#### Stated exercise:
Set down the data below from its first line to the line holding "(fval) at (591,115)", inclusive; omit all pictures.
........
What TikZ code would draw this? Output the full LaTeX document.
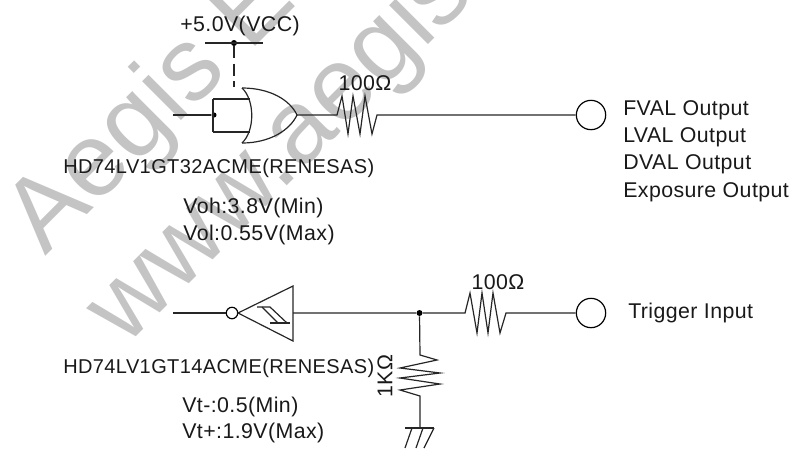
\documentclass[tikz,border=0pt]{standalone}
\usepackage{fontspec}
\setmainfont{Liberation Sans}
\newfontfamily\lblfont[LetterSpace=2]{Liberation Sans}
\newfontfamily\namefont[LetterSpace=2]{Liberation Sans}
\tikzset{
	lbl/.style={inner sep=0pt,font=\lblfont\fontsize{16pt}{18pt}\selectfont,text=black!90},
	partname/.style={inner sep=0pt,anchor=west,font=\namefont\fontsize{15pt}{18pt}\selectfont,text=black!90},
	wire/.style={line width=0.9pt,black!85},
	term/.style={circle,draw,line width=0.9pt,minimum size=22pt,inner sep=0pt},
	dotted_pt/.style={circle,fill=black,inner sep=0pt,minimum size=4.5pt},
	wmark/.style={inner sep=0pt,anchor=base west,rotate=45,text=black!23,font=\fontsize{78pt}{90pt}\selectfont}
}
\begin{document}
\begin{tikzpicture}[x=0.75pt,y=-0.75pt]
	\useasboundingbox (0,0) rectangle (795,461);
	\begin{scope}
		\clip (0,0) rectangle (795,461);
		\node[wmark] (wm_a) at (45,257) {Aegis Electronic};
		\node[wmark] (wm_b) at (125,348) {www.aegis-elec};
	\end{scope}

	% upper channel
	\path (205,43) coordinate (vcc_l);
	\path (263,43) coordinate (vcc_r);
	\path (234,87) coordinate (dash_end);
	\path (173,115) coordinate (or_in);
	\path (213,99) coordinate (or_tl);
	\path (213,132) coordinate (or_bl);
	\path (242,88) coordinate (or_top);
	\path (242,143) coordinate (or_bot);
	\path (297,115) coordinate (or_out);

	\node[dotted_pt] (vcc_dot) at (234,43) {};
	\node[dotted_pt,minimum size=3.8pt] (in_dot) at (214,115) {};
	\node[term] (fval) at (591,115) {};

	\draw[wire] (vcc_l) -- (vcc_r);
	\draw[wire,line width=2pt,dash pattern=on 9pt off 4pt] (vcc_dot) -- (dash_end);
	\draw[wire] (or_in) -- (in_dot);
	\draw[wire] (or_tl) -- (or_bl);
	\draw[wire] (or_tl) -- (250,99);
	\draw[wire] (or_bl) -- (250,132);
	\draw[wire] (or_top) .. controls (270,88) and (290,100) .. (or_out)
		.. controls (290,130) and (270,143) .. (or_bot);
	\draw[wire] (or_top) .. controls (255,100) and (255,131) .. (or_bot);
	\draw[wire] (or_out) -- (337,115) -- (342,96) -- (348,134) -- (353,96) -- (360,134) -- (365,96) -- (372,134) -- (377,115) -- (fval);

	\node[lbl] (vcc_lbl) at (240,26) {+5.0V(VCC)};
	\node[lbl] (r1_lbl) at (365,83) {100Ω};
	\node[partname] (or_name) at (63,168) {HD74LV1GT32ACME(RENESAS)};
	\node[lbl,anchor=west] (voh) at (183,208) {Voh:3.8V(Min)};
	\node[lbl,anchor=west] (vol) at (183,235) {Vol:0.55V(Max)};
	\node[lbl,anchor=west] (fval_lbl) at (623,110) {FVAL Output};
	\node[lbl,anchor=west] (lval_lbl) at (623,137) {LVAL Output};
	\node[lbl,anchor=west] (dval_lbl) at (623,164) {DVAL Output};
	\node[lbl,anchor=west] (exp_lbl) at (623,192) {Exposure Output};

	% lower channel
	\path (173,313) coordinate (inv_in);
	\path (293,286) coordinate (inv_t);
	\path (293,341) coordinate (inv_b);
	\path (238,313) coordinate (inv_tip);
	\path (293,313) coordinate (inv_out);
	\path (405,428) coordinate (gnd_l);
	\path (434,428) coordinate (gnd_r);
	\path (420,428) coordinate (gnd_t);

	\node[circle,draw,line width=0.9pt,minimum size=8.6pt,inner sep=0pt] (bubble) at (232,313) {};
	\node[dotted_pt] (j_dot) at (419.5,313) {};
	\node[term] (trig) at (591,313) {};

	\draw[wire] (inv_in) -- (bubble);
	\draw[wire] (inv_tip) -- (inv_t) -- (inv_b) -- cycle;
	\draw[wire] (257,307) -- (270,307) -- (287,323);
	\draw[wire] (262,307) -- (278,323);
	\draw[wire] (270,323) -- (290,323);
	\draw[wire] (inv_out) -- (j_dot) -- (465,313) -- (470,293) -- (477,333) -- (482,293) -- (488,333) -- (493,293) -- (500,333) -- (506,313) -- (trig);
	\draw[wire] (j_dot) -- (420,355) -- (437,360) -- (400,368) -- (440,373) -- (400,378) -- (440,384) -- (400,390) -- (420,396) -- (gnd_t);
	\draw[wire] (gnd_l) -- (gnd_r);
	\draw[wire] (412,428) -- (405,448);
	\draw[wire] (423,428) -- (416,448);
	\draw[wire] (434,428) -- (424,448);

	\node[lbl] (r2_lbl) at (498,282) {100Ω};
	\node[partname] (inv_name) at (63,368) {HD74LV1GT14ACME(RENESAS)};
	\node[lbl,rotate=90] (r3_lbl) at (385,376) {1KΩ};
	\node[lbl,anchor=west] (vtm) at (182,407) {Vt-:0.5(Min)};
	\node[lbl,anchor=west] (vtp) at (182,433) {Vt+:1.9V(Max)};
	\node[lbl,anchor=west] (trig_lbl) at (628,313) {Trigger Input};
\end{tikzpicture}
\end{document}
........
#### Final answer:
What TikZ code would draw this? Output the full LaTeX document.
\documentclass[tikz,border=0pt]{standalone}
\usepackage{fontspec}
\setmainfont{Liberation Sans}
\newfontfamily\lblfont[LetterSpace=2]{Liberation Sans}
\newfontfamily\namefont[LetterSpace=2]{Liberation Sans}
\tikzset{
	lbl/.style={inner sep=0pt,font=\lblfont\fontsize{16pt}{18pt}\selectfont,text=black!90},
	partname/.style={inner sep=0pt,anchor=west,font=\namefont\fontsize{15pt}{18pt}\selectfont,text=black!90},
	wire/.style={line width=0.9pt,black!85},
	term/.style={circle,draw,line width=0.9pt,minimum size=22pt,inner sep=0pt},
	dotted_pt/.style={circle,fill=black,inner sep=0pt,minimum size=4.5pt},
	wmark/.style={inner sep=0pt,anchor=base west,rotate=45,text=black!23,font=\fontsize{78pt}{90pt}\selectfont}
}
\begin{document}
\begin{tikzpicture}[x=0.75pt,y=-0.75pt]
	\useasboundingbox (0,0) rectangle (795,461);
	\begin{scope}
		\clip (0,0) rectangle (795,461);
		\node[wmark] (wm_a) at (45,257) {Aegis Electronic};
		\node[wmark] (wm_b) at (125,348) {www.aegis-elec};
	\end{scope}

	% upper channel
	\path (205,43) coordinate (vcc_l);
	\path (263,43) coordinate (vcc_r);
	\path (234,87) coordinate (dash_end);
	\path (173,115) coordinate (or_in);
	\path (213,99) coordinate (or_tl);
	\path (213,132) coordinate (or_bl);
	\path (242,88) coordinate (or_top);
	\path (242,143) coordinate (or_bot);
	\path (297,115) coordinate (or_out);

	\node[dotted_pt] (vcc_dot) at (234,43) {};
	\node[dotted_pt,minimum size=3.8pt] (in_dot) at (214,115) {};
	\node[term] (fval) at (591,115) {};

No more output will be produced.